Latest Public Sector News

09.12.11

UK vetoes EU treaty

Prime Minister David Cameron has vetoed an EU-wide treaty change to tackle the Eurozone crisis, stating that it was “not in the UK’s interest”.

Now a new ‘accord’ will be drawn up for at least 23 of the 27 member states, countries in the Eurozone and others who want to join, setting out tougher budget rules.

Countries will be required to have a structural deficit no greater than 0.5% of the gross domestic product, and to submit their national budgets to the European Commission, which will have the power to request revision.
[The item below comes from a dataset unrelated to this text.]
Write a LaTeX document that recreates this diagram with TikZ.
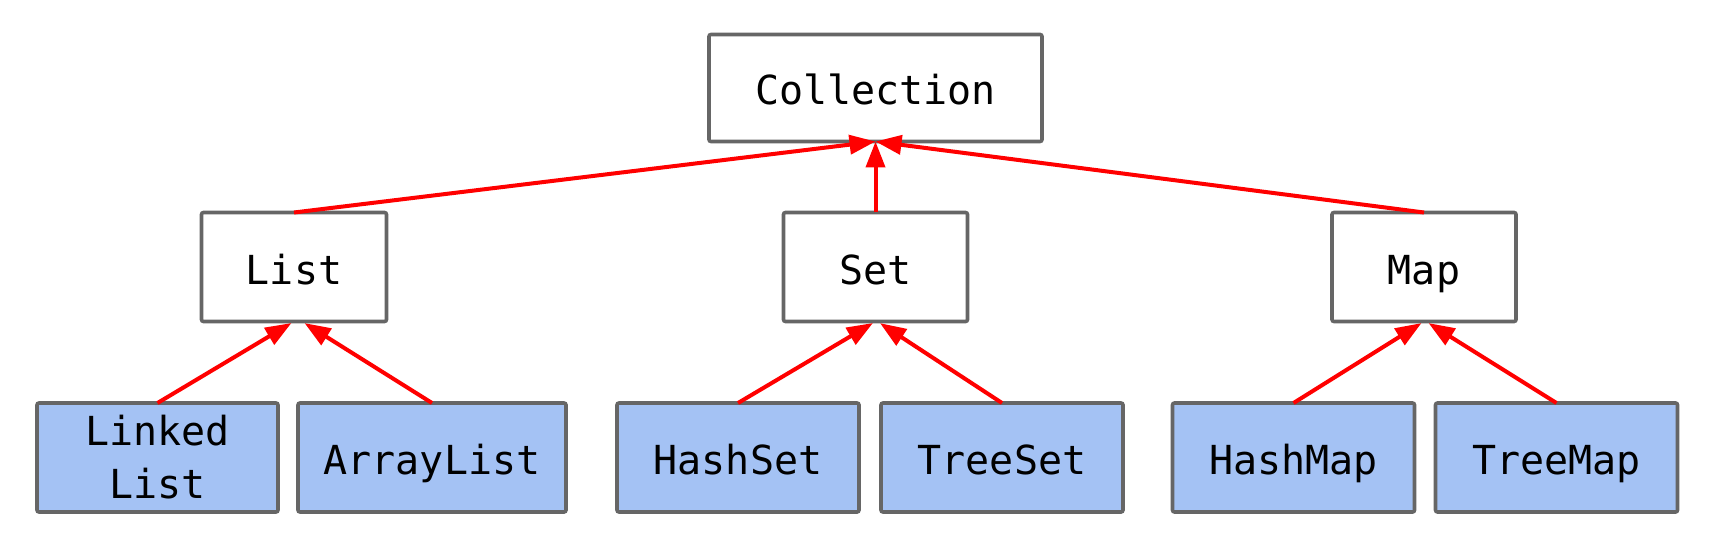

The veto was used amid concerns of the implications of the deal, which would mean giving up a degree of national control. However, some are worried it will mean a degree of isolation and a loss of influence over the single market.

Cameron said: “We want the Eurozone countries to come together and solve their problems. But we should only allow that to happen within the EU treaties if there are proper protections for the single market, for other key British interests.
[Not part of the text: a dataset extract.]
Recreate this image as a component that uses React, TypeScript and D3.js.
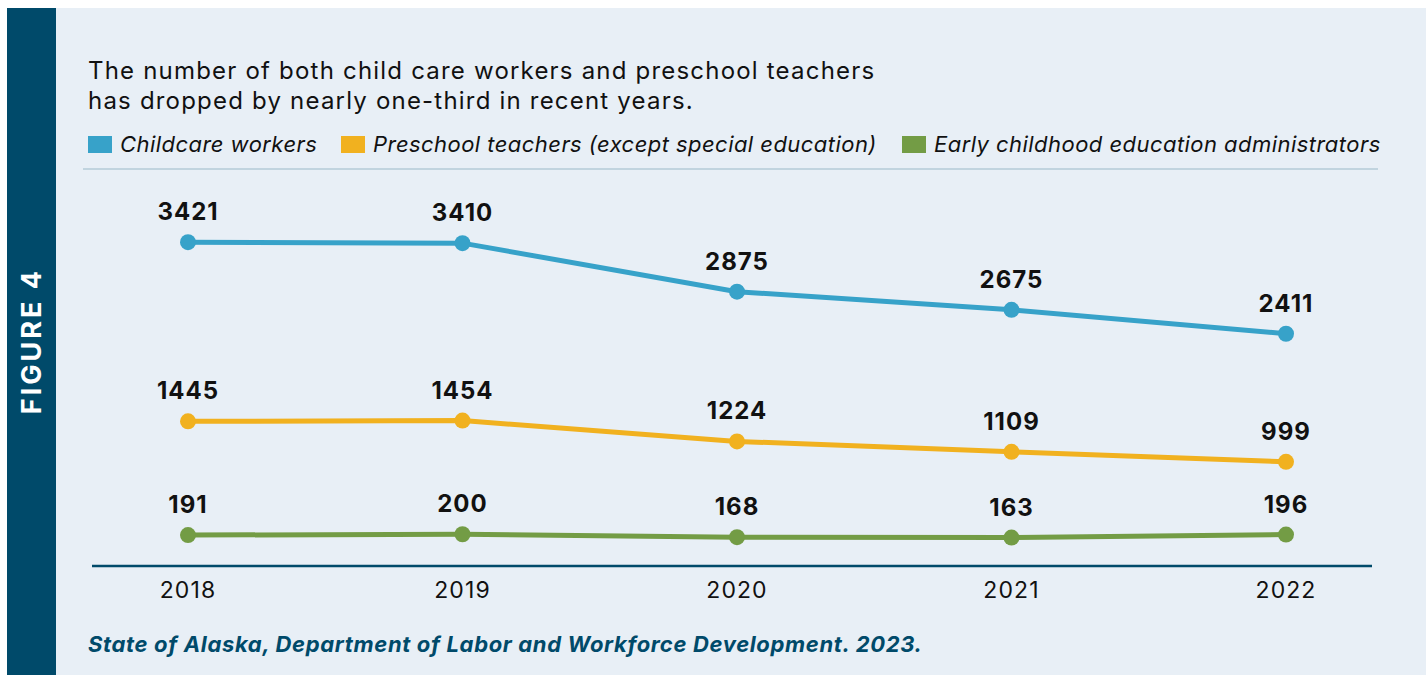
import React from "react";
import * as d3 from "d3";

const years = ["2018", "2019", "2020", "2021", "2022"];
const childcare = [3421, 3410, 2875, 2675, 2411];
const preschool = [1445, 1454, 1224, 1109, 999];
const admins = [191, 200, 168, 163, 196];
const seriesNames = [
  "Childcare workers",
  "Preschool teachers (except special education)",
  "Early childhood education administrators",
];
const seriesColors = ["#37a2c9", "#f1b11f", "#739c45"];
const titleLines = [
  "The number of both child care workers and preschool teachers",
  "has dropped by nearly one-third in recent years.",
];
const sourceText = "State of Alaska, Department of Labor and Workforce Development. 2023.";

const W = 1426;
const H = 675;

export default function App() {
  const x = d3.scalePoint<string>().domain(years).range([188, 1286]);
  const y = d3.scaleLinear().domain([-150, 3500]).range([566, 235]);
  const data = [childcare, preschool, admins];
  const line = d3
    .line<number>()
    .x((_, i) => x(years[i]) as number)
    .y((d) => y(d));

  const legendX = [88, 341, 902];
  const font = "Inter, 'Noto Sans', sans-serif";

  return (
    <svg
      width={W}
      height={H}
      style={{ position: "absolute", left: 0, top: 0, display: "block" }}
      fontFamily={font}
    >
      <rect x={0} y={0} width={W} height={H} fill="#ffffff" />
      <rect x={7} y={8} width={W - 7} height={H - 8} fill="#e8eff6" />
      <rect x={7} y={8} width={49} height={H - 8} fill="#004a6a" />
      <text
        transform="translate(41,341) rotate(-90)"
        textAnchor="middle"
        fill="#ffffff"
        fontWeight={700}
        fontSize={27}
        letterSpacing={3}
      >
        FIGURE 4
      </text>

      {titleLines.map((t, i) => (
        <text key={i} x={88} y={79 + i * 30} fontSize={24} letterSpacing={1.2} fill="#111">
          {t}
        </text>
      ))}

      {seriesNames.map((n, i) => (
        <g key={n}>
          <rect x={legendX[i]} y={136} width={24} height={17} fill={seriesColors[i]} />
          <text
            x={legendX[i] + 32}
            y={152}
            fontSize={22}
            letterSpacing={0.45}
            fontStyle="italic"
            fill="#111"
          >
            {n}
          </text>
        </g>
      ))}
      <line x1={83} x2={1378} y1={169} y2={169} stroke="#c1d4df" strokeWidth={2} />

      {data.map((s, si) => (
        <g key={si}>
          <path d={line(s) || ""} fill="none" stroke={seriesColors[si]} strokeWidth={5} />
          {s.map((v, i) => (
            <g key={i}>
              <circle cx={x(years[i])} cy={y(v)} r={8} fill={seriesColors[si]} />
              <text
                x={x(years[i])}
                y={y(v) - 22}
                textAnchor="middle"
                fontSize={24}
                letterSpacing={1}
                fontWeight={700}
                fill="#111"
              >
                {v}
              </text>
            </g>
          ))}
        </g>
      ))}

      <line x1={92} x2={1372} y1={y(-150)} y2={y(-150)} stroke="#004a6a" strokeWidth={2.5} />
      {years.map((yr) => (
        <text
          key={yr}
          x={x(yr)}
          y={598}
          textAnchor="middle"
          fontSize={23}
          letterSpacing={1.1}
          fill="#111"
        >
          {yr}
        </text>
      ))}

      <text
        x={88}
        y={652}
        fontSize={22}
        letterSpacing={0.65}
        fontWeight={700}
        fontStyle="italic"
        fill="#004a6a"
      >
        {sourceText}
      </text>
    </svg>
  );
}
“Without those safeguards it is better not to have a treaty within a treaty, but have those countries make their arrangements separately.

“It was a tough decision but the right one.”

Foreign Secretary William Hague insisted that decisions would continue to be made in institutions that include all 27 members, and “no treaty made outside of those institutions can undercut or override the treaties of the European Union”.

European Commission President Jose Manuel Barroso said it was the “proper decision to go ahead at least with those ready to commit immediately.”